Keatinge, who previously worked as an investment banker, said that practice should change. “I know for my own time at J.P. Morgan, when one of my competitors got blown out of the water by the U.S. authorities, you worked all night to understand why that was and to make sure it didn't happen to you,” he said. “And we have not created those teachable moments in the U.K. over the last three years.”
Freya Page, director of global outreach at risk intelligence firm Kharon, said U.K. penalties against companies for trade sanctions violations “do not work” because they aren’t made public. She specifically said most criminal cases are kept confidential, especially when they’re settled out of court, and so U.K. companies struggle to take stock of the consequences they could face for a faulty compliance program.
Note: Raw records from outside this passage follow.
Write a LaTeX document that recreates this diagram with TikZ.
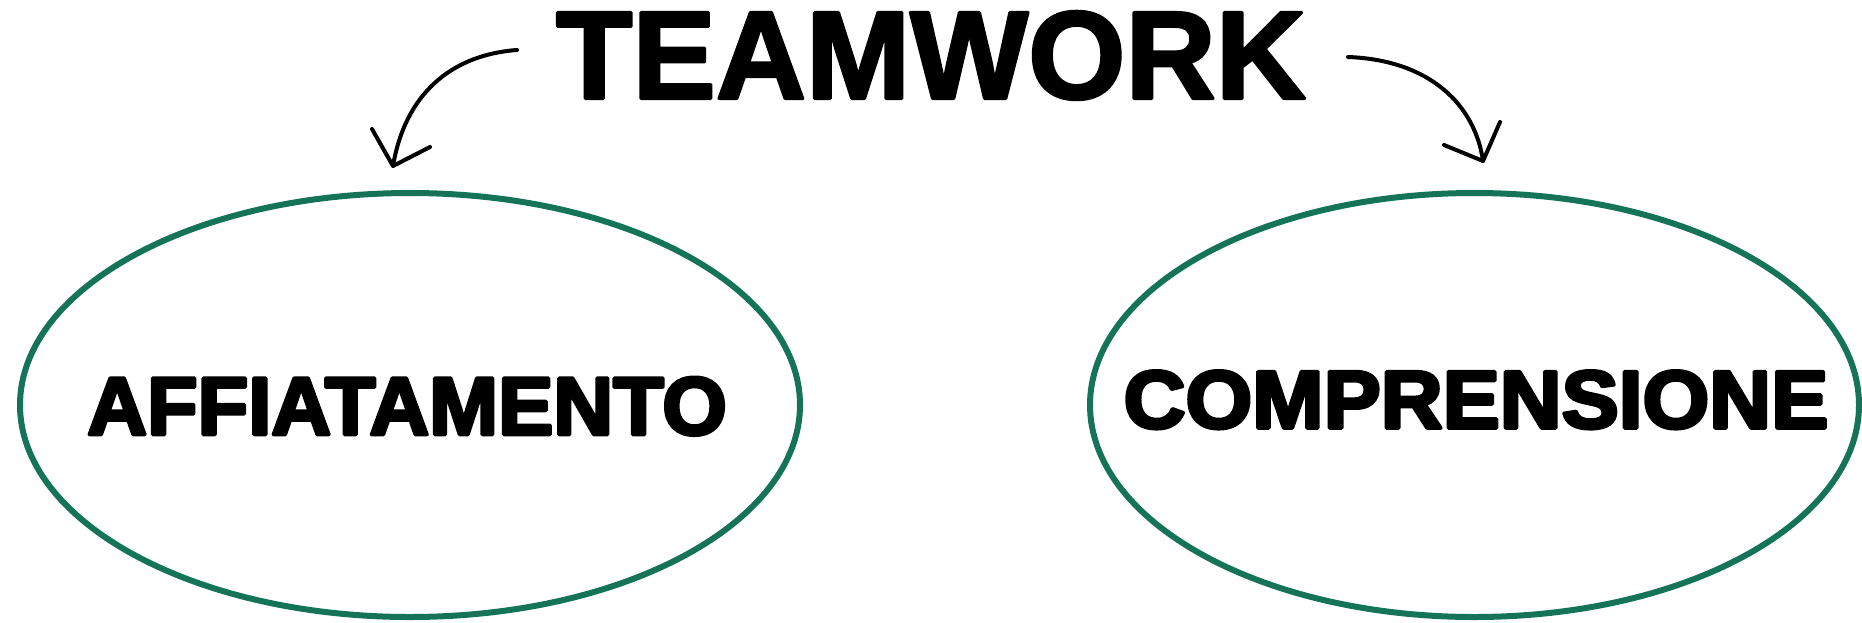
\documentclass[tikz,border=0pt]{standalone}
\usepackage{fontspec}
\setmainfont{Liberation Sans}
\usetikzlibrary{shapes.geometric}
\definecolor{ringgreen}{RGB}{21,115,88}
\newcommand{\outlined}[2]{\special{pdf:literal direct 1 j 1 J 0 G #1 w 2 Tr}#2\special{pdf:literal direct 0 Tr}}
\begin{document}
\begin{tikzpicture}[x=1pt,y=-1pt,
  ring/.style={ellipse, draw=ringgreen, line width=6pt, inner sep=0pt},
  word/.style={inner sep=0pt, anchor=base, font=\fontsize{82}{82}\selectfont\bfseries},
  title/.style={inner sep=0pt, anchor=base, font=\fontsize{125}{125}\selectfont\bfseries},
  swoosh/.style={line width=4pt, line cap=round, line join=round}]
\useasboundingbox (0,0) rectangle (1862,622);
\node[title] (team) at (931,98.5) {\outlined{3}{TEAMWORK}};
\node[ring, minimum width=780pt, minimum height=424pt] (affring) at (410,405) {};
\node[ring, minimum width=769pt, minimum height=424pt] (compring) at (1474.5,405) {};
\node[word] (aff) at (407,434.5) {\scalebox{1.01}[1]{\outlined{3.5}{AFFIATAMENTO}}};
\node[word] (comp) at (1476,428) {\scalebox{1.045}[1]{\outlined{3.5}{COMPRENSIONE}}};
% left arrow
\coordinate (lstart) at (517,50);
\coordinate (ltip) at (393,166);
\coordinate (larmA) at (372,129);
\coordinate (larmB) at (430,147);
\draw[swoosh] (lstart) .. controls (450,55) and (405,95) .. (ltip);
\draw[swoosh] (larmA) -- (ltip) -- (larmB);
% right arrow
\coordinate (rstart) at (1348,57);
\coordinate (rtip) at (1483,161);
\coordinate (rarmA) at (1444,145);
\coordinate (rarmB) at (1500,122);
\draw[swoosh] (rstart) .. controls (1430,60) and (1475,105) .. (rtip);
\draw[swoosh] (rarmA) -- (rtip) -- (rarmB);
\end{tikzpicture}
\end{document}
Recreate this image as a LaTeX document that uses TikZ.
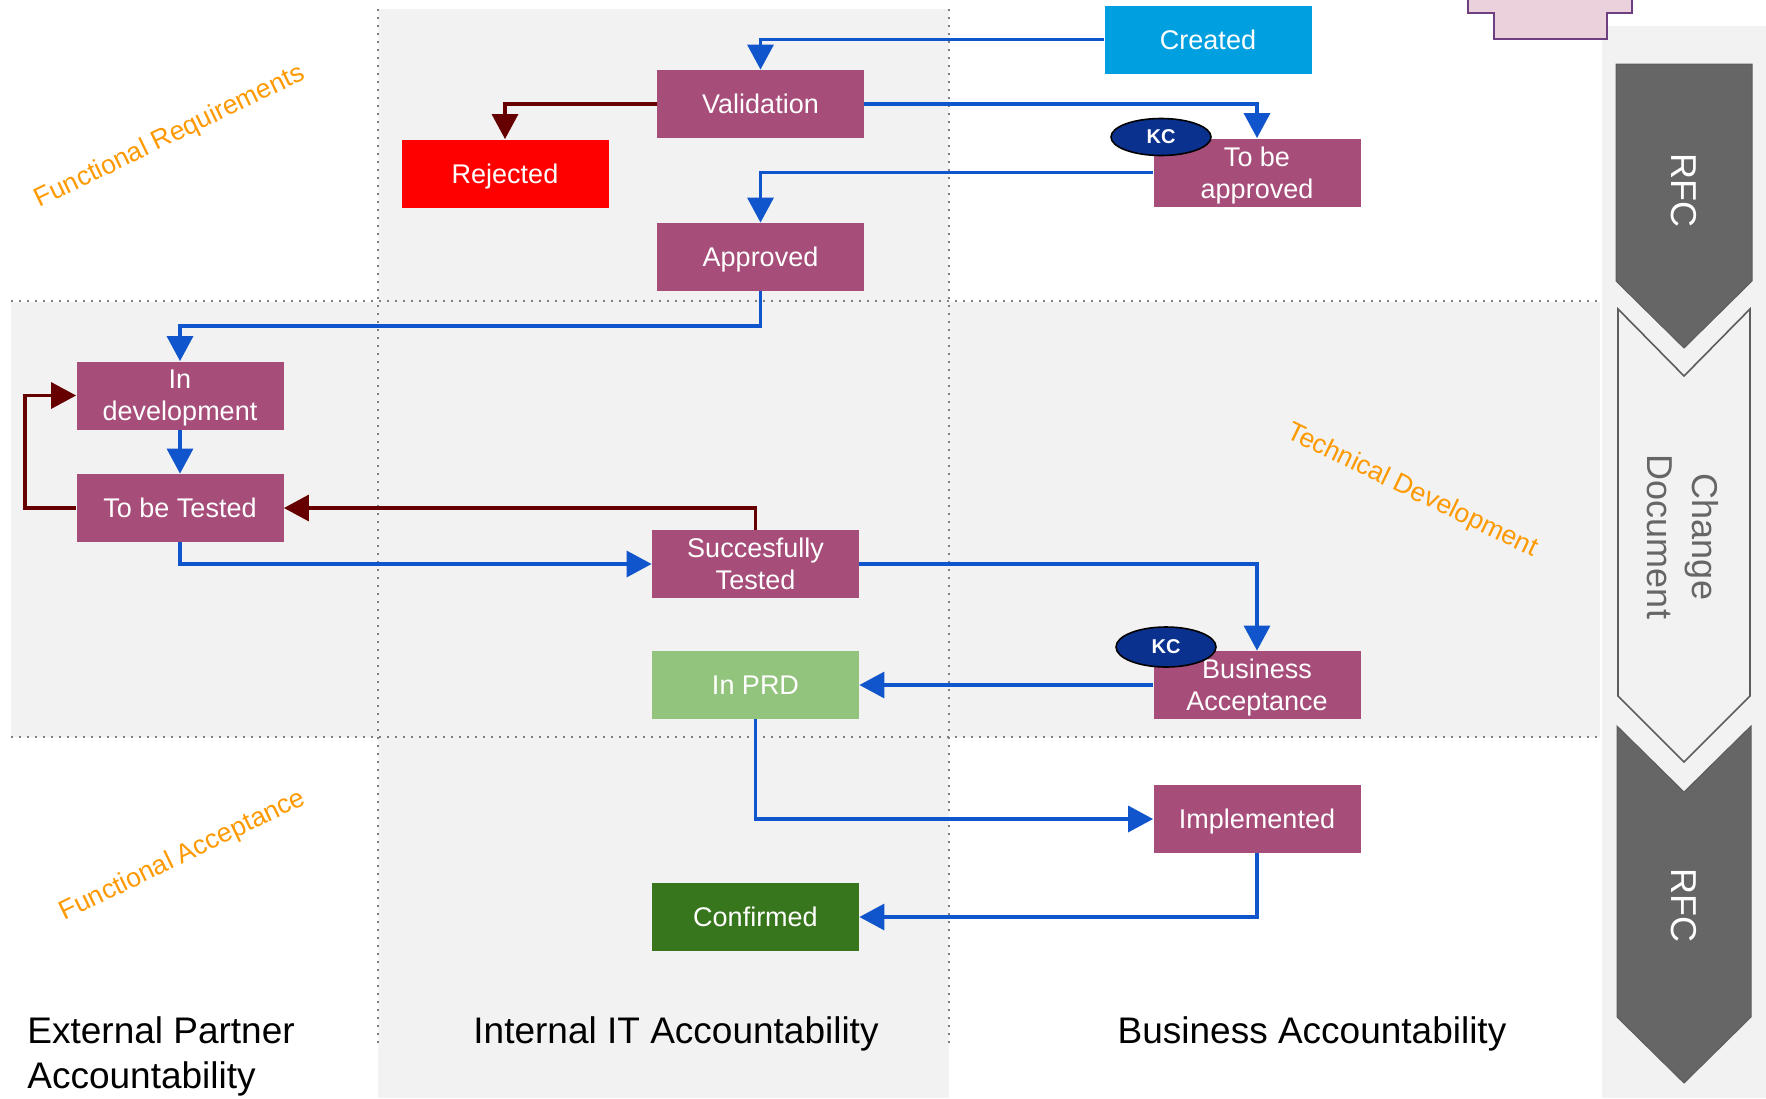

“We know that enforcement drives compliance, and particularly in this area where we're looking at businesses who are evading through third countries, you need to get that message across,” Page said. “But if you cannot make those cases public, you have no lessons that the industry is learning. There is nothing to take from it.”
Maya Lester, a U.K. sanctions lawyer, said there has “been almost no criminal enforcement of sanctions breaches” by the U.K.’s National Crime Agency. And the U.K.’s main civil sanctions enforcement agency, the Office of Financial Sanctions Implementation, hasn’t imposed fines “in very many cases,” although Lester said OFSI has “indicated that there are more to come.”
She said the U.S. has a “much better system of enforcement,” partly because it's better resourced and often brings in prosecutors from DOJ for larger violations, leading to “very serious, eye-watering fines in the sanctions sphere that really make people sit up.” Lester also said the U.S. is better at using its enforcement actions as an opportunity to help other companies bolster their compliance programs.
“What they do very well is they use enforcement decisions as an opportunity to teach lessons, and they have very well-drafted, you know -- here are 10 reasons why we chose this particular company as a target,” Lester said. “That's just not been a feature of OFSI’s practice so far.”
She also noted that OFSI’s enforcement focus may be disproportionately aimed at the wrong set of businesses. The agency mainly pursues enforcement based on self-disclosures, so companies that are most likely to be fined may be those with existing compliance programs that already know to self-report possible trade breaches.
Page said the U.K. should carry out a “review” of its sanctions enforcement powers. She specifically pointed to the U.K.’s recently launched Office of Trade Sanctions Implementation (see 2410100010 and 2409130015), which oversees trade restrictions for controlled goods and services moving or being provided outside the U.K. but which Page said could be more useful helping out on domestic sanctions issues, such as exports leaving British borders. The U.K. is “cutting at the wings, really, of what OTSI can really do," she said.
The U.K. also should try to consolidate its sanctions enforcement units into one “sanctions hub,” possibly within the Foreign, Commonwealth and Development Office, “where information can better be shared,” Page said. She also said this could help the U.K. hire and retain career civil servants to only work on sanctions policy issues, saying working within one government sanctions hub would “allow for good career development.”
Within the U.S. government, historically “you don't see the churn [of civil servants] every 18 months to two years that we have here in the U.K.,” Page said. “You get people that stay there and actually become [sanctions] specialists, and we should be encouraging of the specialists across the civil service. I think that would really do us well."